15. The device of claim 11 whereas said device further comprises multiple small devices that each of which in its open form is still small enough to pass through the GI tract.

16. The device of claim 11 whereas said device further comprises multiple small devices that disintegrates after a preset time, incase they are not able to pass through the GI tract.

17. The device of claim 11 whereas said device further comprises multiple small devices, where the compressed members comprise of a gel.

18. The device of claim 11 whereas said device further comprises multiple small devices, where the compressed members are Polypore or contain Polypore.

19. A method for reducing the caloric efficiency of the digestive tract, including: a. Capturing food ingredients or ingredients participating in food digestion in the GI system, whereas said capturing means has high absorption capacity;b. Shielding said captured food ingredients from being digested; andc. Moving said captured food ingredients through the gastrointestinal tract without said food ingredients being substantially digested.

20. A method as in claim 19 where the shielding of said captured food ingredients is achieved by a prolonged active absorption period.

21. A method as in claim 19 comprising a mixture of non soluble hydrophilic and/or hydrophobic agents.

22. A method as in claimsl9, where the capturing agents are gels and/or hydrogels.

23. A method as in claim 19, where the capturing agent is Polypore.

24. A method as in claim 19 where said capturing and shielding of said captured food ingredients is achieved by mechanical means.

25. A method as in claim 19 where said capturing of said captured food ingredients is achieved by one member and said shielding of said captured food ingredients is achieved by a another member.

26. A method as in claim 19 also comprises of decomposing at least part of food ingredients or ingredients participating in food digestion in the GI system.

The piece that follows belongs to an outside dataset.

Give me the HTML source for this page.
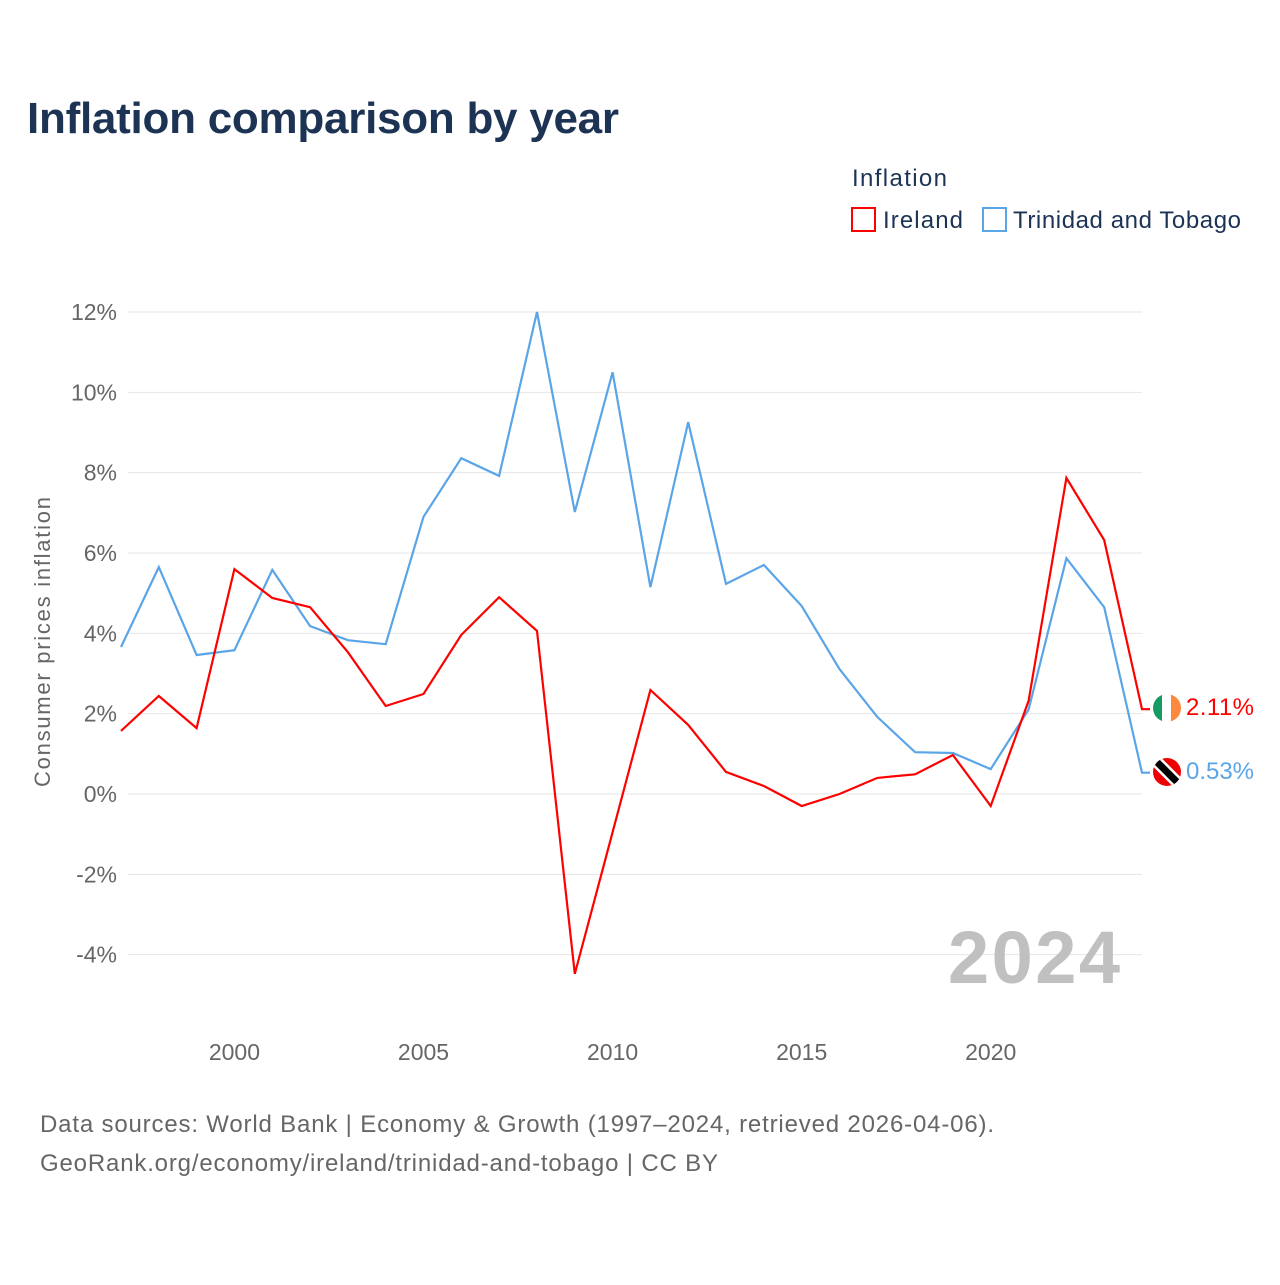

27. A method as in claim 19, also comprises of decomposing at least part of food ingredients or ingredients participating in food digestion in the GI system wherein said decomposing at least part of the ingredients participating in food digestion in the GI system is done by emulsifying agents.

28. A method as in claim 19, also comprises of decomposing at least part of food ingredients or ingredients participating in food digestion in the GI system wherein said decomposing at least part of the ingredients participating in food digestion in the GI system are done by emulsifying agents whereas the emulsifier agent is Gantrez.

29. A method for reducing the caloric efficiency of the digestive tract, comprising of: a. Capturing food ingredients or ingredients participating in food digestion in the GI system, whereas said method provides capturing agents which are in compressed form and open and are activated in the GI system;b. Competing with the absorption mechanism of the GI system; andc. Moving with the food through the gastrointestinal tract without said food ingredients being substantially digested.

30. The method of claim 29 whereas the capturing device can encapsulate said captured food.

31. The method of claim 29 whereas said capturing device further comprises of providing multiple small devices that expand and are activated in the GI system, to capture some of the GI system content.

32. The method of claim 29 whereas said capturing device further comprises of providing multiple small capturing devices that are further capable of encapsulating the captured content.

33. The method of claim 29 whereas said capturing device further comprises of providing multiple small capturing devices that each of which in its open form is still small enough to pass through the GI tract.

34. The method of claim 29 whereas said capturing device further comprises of providing multiple small capturing devices that disintegrate after a preset time, incase they are not able to pass through the GI tract.

35. The method of claim 29 whereas said capturing device further comprises of providing multiple small capturing devices that are comprised of a gel.

36. The method of claim 29 whereas said capturing device further comprises of providing multiple small capturing devices that are comprised of a gel which is Polypore.